LeetCode 908 - Smallest Range I

Related: LeetCode 908 - Smallest Range I
LeetCode 910 - Smallest Range II
https://leetcode.com/problems/smallest-range-i/

Given an array A of integers, for each integer A[i] we may choose any x with -K <= x <= K, and add x to A[i].

After this process, we have some array B.

Return the smallest possible difference between the maximum value of B and the minimum value of B.

Example 1:

Input: A = [1], K = 0
Output: 0
Explanation: B = [1]

Example 2:

Input: A = [0,10], K = 2
Output: 6
Explanation: B = [2,8]

Let A be the original array, and B be the array after all our modifications. Towards trying to minimize max(B) - min(B), let's try to minimize max(B) and maximize min(B) separately.

The smallest possible value of max(B) is max(A) - K, as the value max(A) cannot go lower.
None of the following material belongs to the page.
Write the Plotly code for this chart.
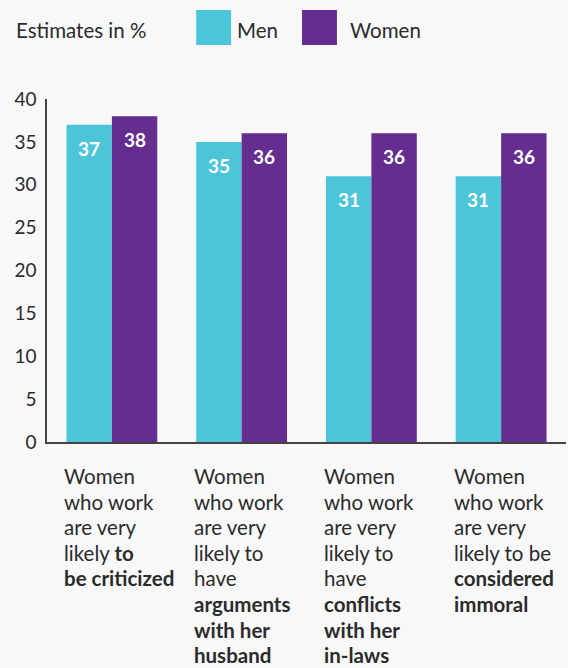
import plotly.graph_objects as go

categories = ["criticized", "arguments", "conflicts", "immoral"]
men = [37, 35, 31, 31]
women = [38, 36, 36, 36]
series_names = ["Men", "Women"]
label_lines = [
    ["Women", "who work", "are very", "likely <b>to</b>", "<b>be criticized</b>"],
    ["Women", "who work", "are very", "likely to", "have", "<b>arguments</b>", "<b>with her</b>", "<b>husband</b>"],
    ["Women", "who work", "are very", "likely to", "have", "<b>conflicts</b>", "<b>with her</b>", "<b>in-laws</b>"],
    ["Women", "who work", "are very", "likely to be", "<b>considered</b>", "<b>immoral</b>"],
]
yticks = [0, 5, 10, 15, 20, 25, 30, 35, 40]

MEN_C = "#4cc5d9"
WOMEN_C = "#662d91"
FONT = "Lato"
TXT = "#2b2b2b"

xs = list(range(len(categories)))
fig = go.Figure()
fig.add_bar(x=xs, y=men, name=series_names[0], marker_color=MEN_C, marker_line_width=0)
fig.add_bar(x=xs, y=women, name=series_names[1], marker_color=WOMEN_C, marker_line_width=0)

ann = []
off = 0.175
for i in xs:
    for v, dx in ((men[i], -off), (women[i], off)):
        ann.append(dict(x=i + dx, y=v, xref="x", yref="y", text=f"<b>{v}</b>",
                        showarrow=False, yanchor="top", yshift=-10,
                        font=dict(family=FONT, size=19, color="white")))
    for k, line in enumerate(label_lines[i]):
        ann.append(dict(x=i - 0.35, y=0, xref="x", yref="y", text=line,
                        showarrow=False, xanchor="left", yanchor="middle",
                        yshift=-34 - 25.6 * k, xshift=-4,
                        font=dict(family=FONT, size=20.5, color=TXT)))

def px(xp):
    return (xp - 46.5) / 520
def py(yp):
    return (442 - yp) / 343

for xp, t in ((16, "Estimates in %"), (238, series_names[0]), (351, series_names[1])):
    ann.append(dict(x=px(xp - 3), y=py(30), xref="paper", yref="paper", text=t,
                    showarrow=False, xanchor="left", yanchor="middle",
                    font=dict(family=FONT, size=20.5, color=TXT)))
shapes = [
    dict(type="rect", xref="paper", yref="paper", x0=px(196), x1=px(231),
         y0=py(45), y1=py(10), fillcolor=MEN_C, line_width=0),
    dict(type="rect", xref="paper", yref="paper", x0=px(302), x1=px(337),
         y0=py(45), y1=py(10), fillcolor=WOMEN_C, line_width=0),
]

fig.update_layout(
    width=568, height=668,
    margin=dict(l=46.5, r=1.5, t=99, b=226),
    paper_bgcolor="#f8f8f8", plot_bgcolor="#f8f8f8",
    barmode="group", bargap=0.3, bargroupgap=0,
    showlegend=False,
    font=dict(family=FONT, color=TXT),
    xaxis=dict(range=[-0.5, 3.5], showticklabels=False, showgrid=False, zeroline=False,
               showline=True, linecolor="#444", linewidth=1.5, ticks=""),
    yaxis=dict(range=[0, 40], tickvals=yticks, showgrid=False, zeroline=False,
               showline=True, linecolor="#444", linewidth=1.5, ticks="",
               tickfont=dict(family=FONT, size=19, color=TXT), ticklabelstandoff=5),
    annotations=ann, shapes=shapes,
)
fig.write_html("out.html")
Similarly, the largest possible value of min(B) is min(A) + K. So the quantity max(B) - min(B) is at least ans = (max(A) - K) - (min(A) + K).

We can attain this value (if ans >= 0), by the following modifications:

• If $A[i] \leq \min(A) + K$, then $B[i] = \min(A) + K$
• Else, if $A[i] \geq \max(A) - K$, then $B[i] = \max(A) - K$
• Else, $B[i] = A[i]$.

If ans < 0, the best answer we could have is ans = 0, also using the same modification.

    public int smallestRangeI(int[] A, int K) {
        int min = A[0], max = A[0];
        for (int x: A) {
            min = Math.min(min, x);
            max = Math.max(max, x);
        }
        return Math.max(0, max - min - 2*K);
    }